The prevalence observed in this study is similar to that observed among the smallholder farmers in Zimbabwe where a seroprevalence of 5.6% (95% CI, 4.4–6.8%) was observed (Matope et al. 2010) and is also close to the 8% (95% CI, 4–11%) observed among commercial cattle in Lusaka province (Chimana et al. 2010). However, the estimate is significantly lower than that reported in traditional cattle raised in the wildlife/livestock interface of the Kafue flats (Muma et al. 2006). Considering that the animals under investigation are a source of milk supplied to milk cooperatives and also directly to the public, the observed seroprevalence should still be of public health concern. Much of the concern could come from milk traded through the informal market, where there are no safety and quality controls. For milk sold to cooperative, there is a legal requirement in Zambia that milk is sourced from brucellosis and tuberculosis negative animals. This milk entering this chain is normally sold to processing companies and poses little threat to consumers since it undergoes pasteurisation.

We observed a negative correlation between history of vaccination against brucellosis (vaccination coverage) and percentage of animals reacting positive for brucellosis, indicating that vaccination against brucellosis had a protective effect. Vaccination of cattle with S19 is estimated to have a protective efficacy of at least 65% in adult vaccination (Nicoletti 1977) and close to 90% in calf hood vaccination, taking into account potential losses due to cold chain deficiency (Cocks and Davies 1980). Further, we observed negative correlation between frequency of history of vaccination and frequency of history of abortion which indicate that vaccination had a beneficial effect of reducing abortion rates and corroborates what has earlier been observed (Gallagher 1973).

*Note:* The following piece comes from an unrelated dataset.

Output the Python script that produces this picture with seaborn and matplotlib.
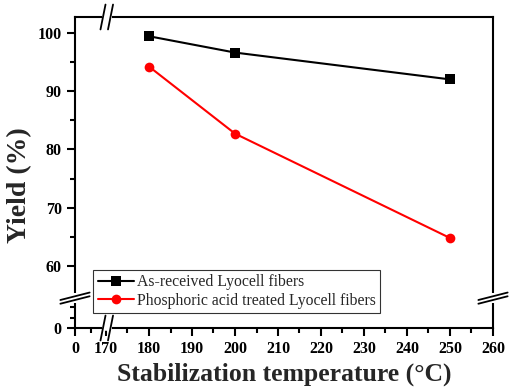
import numpy as np
import pandas as pd
import matplotlib
matplotlib.use("Agg")
import matplotlib.pyplot as plt
import seaborn as sns
from matplotlib.ticker import FixedLocator

temps = [180, 200, 250]
as_received = [99.4, 96.6, 92.0]
phosphoric = [94.2, 82.7, 64.8]
series_names = ["As-received Lyocell fibers", "Phosphoric acid treated Lyocell fibers"]
x_major = [0, 170, 180, 190, 200, 210, 220, 230, 240, 250, 260]
y_major = [0, 60, 70, 80, 90, 100]

sns.set_theme(style="white")
plt.rcParams['font.family'] = ['Liberation Serif', 'DejaVu Serif']

fig = plt.figure(figsize=(5.09, 3.88), dpi=100)
ax = fig.add_axes([75/509, 1-328/388, (493-75)/509, (328-17)/388])

# piecewise (broken) scales
xp, xf = [0, 170, 260], [0, 31, 418]
yp, yf = [0, 60, 105], [0, 62, 62 + 45 * 5.83]
ax.set_xscale('function', functions=(lambda v: np.interp(v, xp, xf), lambda v: np.interp(v, xf, xp)))
ax.set_yscale('function', functions=(lambda v: np.interp(v, yp, yf), lambda v: np.interp(v, yf, yp)))

df = pd.DataFrame({
    "T": temps * 2,
    "Yield": as_received + phosphoric,
    "Series": [series_names[0]] * 3 + [series_names[1]] * 3,
})
sns.lineplot(data=df, x="T", y="Yield", hue="Series", style="Series",
             palette={series_names[0]: "black", series_names[1]: "#ff0000"},
             markers={series_names[0]: "s", series_names[1]: "o"},
             dashes=False, markersize=7, markeredgewidth=0, linewidth=1.5, ax=ax)

ax.set_xlim(0, 260)
ax.set_ylim(0, 102.7)
ax.xaxis.set_major_locator(FixedLocator(x_major))
ax.xaxis.set_minor_locator(FixedLocator([85, 175, 185, 195, 205, 215, 225, 235, 245, 255]))
ax.yaxis.set_major_locator(FixedLocator(y_major))
ax.yaxis.set_minor_locator(FixedLocator([10, 20, 65, 75, 85, 95]))
ax.set_xticklabels([str(v) for v in x_major])
ax.set_yticklabels([str(v) for v in y_major])

for s in ax.spines.values():
    s.set_color("black")
    s.set_linewidth(1.5)
ax.tick_params(axis='both', which='major', direction='out', length=6, width=1.5,
               colors='black', labelsize=11.5, bottom=True, left=True, top=False, right=False)
ax.tick_params(axis='both', which='minor', direction='out', length=3.5, width=1.5,
               colors='black', bottom=True, left=True, top=False, right=False)
for lab in ax.get_xticklabels() + ax.get_yticklabels():
    lab.set_fontweight('bold')

ax.set_xlabel("Stabilization temperature (\u00b0C)", fontsize=18.5, fontweight='bold', labelpad=4)
ax.set_ylabel("Yield (%)", fontsize=20, fontweight='bold')
ax.yaxis.set_label_coords(-0.103, 0.46)

leg = ax.legend(loc='lower left', bbox_to_anchor=(0.024, 0.022), fontsize=11.3,
                frameon=True, fancybox=False, edgecolor='black', handlelength=2.3,
                handletextpad=0.2, borderpad=0.3, labelspacing=0.15)
leg.get_frame().set_linewidth(0.8)
leg.set_title(None)

# break marks
def xbreak(xa, ya):
    d = 0.012
    ax.plot([xa - 0.003, xa + 0.021], [ya, ya], transform=ax.transAxes, color='white', lw=4,
            clip_on=False, solid_capstyle='butt', zorder=5)
    for off in (0.0, 0.018):
        ax.plot([xa + off - d * 0.5, xa + off + d * 0.5], [ya - 0.04, ya + 0.04],
                transform=ax.transAxes, color='black', lw=1.3, clip_on=False, zorder=6)

def ybreak(xa, ya):
    ax.plot([xa, xa], [ya - 0.01, ya + 0.022], transform=ax.transAxes, color='white', lw=4,
            clip_on=False, solid_capstyle='butt', zorder=5)
    for off in (0.0, 0.012):
        ax.plot([xa - 0.035, xa + 0.035], [ya + off - 0.012, ya + off + 0.012],
                transform=ax.transAxes, color='black', lw=1.3, clip_on=False, zorder=6)

bx = (103 - 75) / 418
by = (328 - 300) / 311
xbreak(bx, 0)
xbreak(bx, 1)
ybreak(0, by)
ybreak(1, by)

fig.savefig("out.png", dpi=100)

Likewise, we observed positive correlation between percentage of animals with history of abortion and percentage of animals with a positive brucellosis test which provides further evidence that infection due to Brucella spp. accounts for a significant proportion of the observed abortions in cattle in Zambia (Muma et al. 2007a). Similar, observations have been made elsewhere in brucellosis endemic countries (Ibrahim et al. 2010; Matope et al. 2011). It is therefore reasonable to hypothesize that brucellosis accounts for a significant proportion of abortions in the study areas and could account for some economical losses through reduced calf-crop and reduced milk production.

Our results indicate relatively low Brucella seroprevalence in among smallholder dairy farmers and that vaccination was effective in reducing cases of Brucella infections and Brucella-related abortions. We therefore recommend that compulsory annual vaccination, including regular testing and elimination of positive cows, be enforced in order to reduce the prevalence of animal brucellosis which will subsequently result in reduced risk of human exposure.